** REQUIRED WORK **
Copy out lines with the word "this" from the material that follows.

** DATA TO PROCESS **
* * *

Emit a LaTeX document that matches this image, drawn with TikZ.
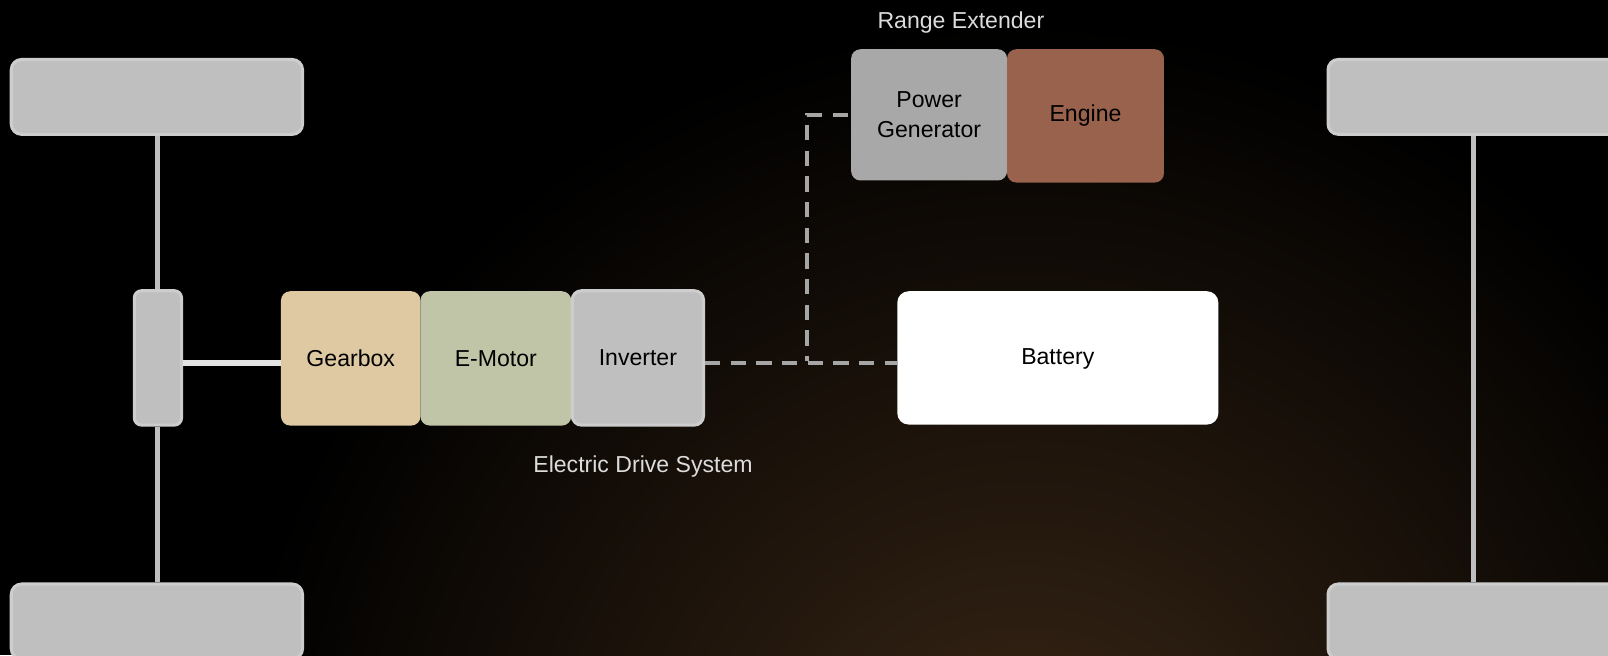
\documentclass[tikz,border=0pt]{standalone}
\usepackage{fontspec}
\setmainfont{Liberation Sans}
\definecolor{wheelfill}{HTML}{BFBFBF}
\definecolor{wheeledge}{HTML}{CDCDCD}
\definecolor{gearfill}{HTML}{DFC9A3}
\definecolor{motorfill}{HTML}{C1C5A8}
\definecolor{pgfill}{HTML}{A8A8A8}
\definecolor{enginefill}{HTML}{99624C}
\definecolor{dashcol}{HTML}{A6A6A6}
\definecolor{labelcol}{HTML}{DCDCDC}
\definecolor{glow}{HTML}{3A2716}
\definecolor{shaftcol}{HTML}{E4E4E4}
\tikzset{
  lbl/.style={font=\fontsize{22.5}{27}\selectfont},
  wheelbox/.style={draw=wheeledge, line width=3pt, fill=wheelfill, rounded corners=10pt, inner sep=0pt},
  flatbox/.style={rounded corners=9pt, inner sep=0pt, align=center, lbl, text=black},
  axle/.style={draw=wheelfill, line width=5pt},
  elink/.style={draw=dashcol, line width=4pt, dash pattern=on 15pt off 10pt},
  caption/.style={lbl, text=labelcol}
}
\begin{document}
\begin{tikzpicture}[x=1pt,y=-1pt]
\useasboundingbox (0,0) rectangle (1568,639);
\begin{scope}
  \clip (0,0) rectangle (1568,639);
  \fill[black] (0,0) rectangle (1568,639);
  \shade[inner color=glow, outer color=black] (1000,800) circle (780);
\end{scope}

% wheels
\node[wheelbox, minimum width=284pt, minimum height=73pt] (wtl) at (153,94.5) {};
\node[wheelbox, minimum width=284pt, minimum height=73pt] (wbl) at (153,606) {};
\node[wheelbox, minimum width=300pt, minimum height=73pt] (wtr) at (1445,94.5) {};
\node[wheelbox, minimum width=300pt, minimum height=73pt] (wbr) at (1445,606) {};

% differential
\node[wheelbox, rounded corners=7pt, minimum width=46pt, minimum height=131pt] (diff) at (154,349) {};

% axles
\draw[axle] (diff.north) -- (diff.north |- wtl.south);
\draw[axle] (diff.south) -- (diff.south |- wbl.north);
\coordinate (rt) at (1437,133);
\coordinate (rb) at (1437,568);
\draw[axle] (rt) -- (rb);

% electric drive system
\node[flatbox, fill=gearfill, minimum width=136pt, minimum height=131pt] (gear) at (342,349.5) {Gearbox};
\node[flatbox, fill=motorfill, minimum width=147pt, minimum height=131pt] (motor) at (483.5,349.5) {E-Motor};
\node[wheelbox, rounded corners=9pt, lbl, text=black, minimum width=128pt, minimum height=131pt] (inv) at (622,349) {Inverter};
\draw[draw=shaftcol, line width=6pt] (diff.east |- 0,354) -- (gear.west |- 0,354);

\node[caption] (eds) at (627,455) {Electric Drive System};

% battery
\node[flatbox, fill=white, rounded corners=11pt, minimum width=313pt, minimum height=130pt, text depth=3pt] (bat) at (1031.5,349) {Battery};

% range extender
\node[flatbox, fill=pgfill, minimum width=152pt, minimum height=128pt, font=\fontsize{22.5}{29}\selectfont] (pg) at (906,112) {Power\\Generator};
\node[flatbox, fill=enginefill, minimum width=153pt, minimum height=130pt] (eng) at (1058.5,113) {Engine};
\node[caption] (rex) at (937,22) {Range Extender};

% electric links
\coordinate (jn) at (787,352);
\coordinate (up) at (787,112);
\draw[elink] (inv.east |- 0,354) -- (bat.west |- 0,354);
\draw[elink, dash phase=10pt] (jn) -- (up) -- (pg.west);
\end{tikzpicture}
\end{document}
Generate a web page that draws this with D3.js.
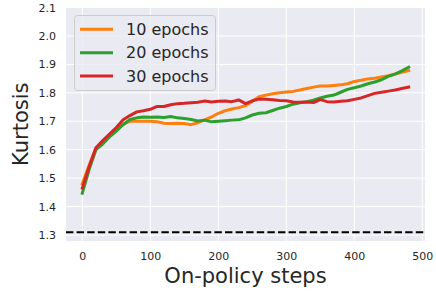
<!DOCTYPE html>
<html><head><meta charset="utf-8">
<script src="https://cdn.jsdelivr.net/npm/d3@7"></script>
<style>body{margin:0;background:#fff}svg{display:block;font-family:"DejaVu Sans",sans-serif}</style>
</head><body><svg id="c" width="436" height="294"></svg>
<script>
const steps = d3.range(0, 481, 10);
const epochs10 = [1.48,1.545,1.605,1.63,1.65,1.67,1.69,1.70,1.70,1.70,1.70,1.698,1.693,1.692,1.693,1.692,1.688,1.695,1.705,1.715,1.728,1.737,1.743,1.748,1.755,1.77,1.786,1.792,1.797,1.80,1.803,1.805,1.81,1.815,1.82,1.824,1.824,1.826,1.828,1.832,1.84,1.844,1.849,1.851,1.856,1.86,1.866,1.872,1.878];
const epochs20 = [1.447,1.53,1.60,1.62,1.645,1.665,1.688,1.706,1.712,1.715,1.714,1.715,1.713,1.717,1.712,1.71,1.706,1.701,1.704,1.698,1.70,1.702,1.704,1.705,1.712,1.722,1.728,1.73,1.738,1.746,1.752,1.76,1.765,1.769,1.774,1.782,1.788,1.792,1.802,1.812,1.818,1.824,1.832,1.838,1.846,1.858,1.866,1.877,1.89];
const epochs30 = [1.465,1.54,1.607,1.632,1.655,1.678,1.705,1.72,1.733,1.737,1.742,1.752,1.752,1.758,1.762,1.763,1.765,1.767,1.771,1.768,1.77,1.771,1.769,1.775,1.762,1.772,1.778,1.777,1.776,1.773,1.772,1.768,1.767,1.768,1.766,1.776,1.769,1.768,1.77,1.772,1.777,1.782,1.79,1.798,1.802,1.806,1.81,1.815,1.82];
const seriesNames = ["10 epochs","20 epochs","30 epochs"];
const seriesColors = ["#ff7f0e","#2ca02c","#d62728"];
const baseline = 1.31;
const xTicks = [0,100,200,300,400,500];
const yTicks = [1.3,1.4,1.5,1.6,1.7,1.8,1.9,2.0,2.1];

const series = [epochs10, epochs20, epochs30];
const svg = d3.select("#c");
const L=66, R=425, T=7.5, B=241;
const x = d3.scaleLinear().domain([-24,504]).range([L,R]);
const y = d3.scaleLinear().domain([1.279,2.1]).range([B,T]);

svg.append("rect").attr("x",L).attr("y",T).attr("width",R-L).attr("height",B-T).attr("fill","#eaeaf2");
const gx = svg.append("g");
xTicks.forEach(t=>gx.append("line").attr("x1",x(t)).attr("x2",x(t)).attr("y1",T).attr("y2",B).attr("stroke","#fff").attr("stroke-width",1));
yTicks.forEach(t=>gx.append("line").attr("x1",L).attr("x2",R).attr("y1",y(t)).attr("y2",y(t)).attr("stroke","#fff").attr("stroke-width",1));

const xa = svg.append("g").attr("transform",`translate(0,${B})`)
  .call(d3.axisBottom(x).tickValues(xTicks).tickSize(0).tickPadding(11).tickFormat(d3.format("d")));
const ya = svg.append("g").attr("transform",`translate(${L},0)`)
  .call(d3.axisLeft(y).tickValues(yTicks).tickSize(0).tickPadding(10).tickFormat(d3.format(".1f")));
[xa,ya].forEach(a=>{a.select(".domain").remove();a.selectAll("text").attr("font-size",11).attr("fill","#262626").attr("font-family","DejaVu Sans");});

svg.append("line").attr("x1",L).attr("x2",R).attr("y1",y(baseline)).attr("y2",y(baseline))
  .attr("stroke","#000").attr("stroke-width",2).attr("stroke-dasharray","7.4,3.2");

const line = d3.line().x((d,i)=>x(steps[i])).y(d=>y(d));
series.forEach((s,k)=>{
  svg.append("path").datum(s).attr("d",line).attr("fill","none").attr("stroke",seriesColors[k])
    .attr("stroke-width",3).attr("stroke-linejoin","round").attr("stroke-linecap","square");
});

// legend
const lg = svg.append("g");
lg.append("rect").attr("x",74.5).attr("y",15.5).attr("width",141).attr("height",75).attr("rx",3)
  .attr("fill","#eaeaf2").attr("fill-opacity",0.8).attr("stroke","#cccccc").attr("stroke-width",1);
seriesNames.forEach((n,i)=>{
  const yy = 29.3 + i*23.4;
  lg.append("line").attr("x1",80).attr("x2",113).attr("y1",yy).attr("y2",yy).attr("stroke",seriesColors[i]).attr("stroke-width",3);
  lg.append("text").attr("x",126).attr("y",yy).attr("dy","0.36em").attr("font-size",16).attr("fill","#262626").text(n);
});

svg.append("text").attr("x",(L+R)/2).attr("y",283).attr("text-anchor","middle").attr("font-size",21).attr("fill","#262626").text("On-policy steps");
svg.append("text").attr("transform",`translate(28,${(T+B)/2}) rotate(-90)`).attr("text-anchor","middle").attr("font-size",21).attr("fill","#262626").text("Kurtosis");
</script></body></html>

* * *

** THE ANSWER **
Emit a LaTeX document that matches this image, drawn with TikZ.
Generate a web page that draws this with D3.js.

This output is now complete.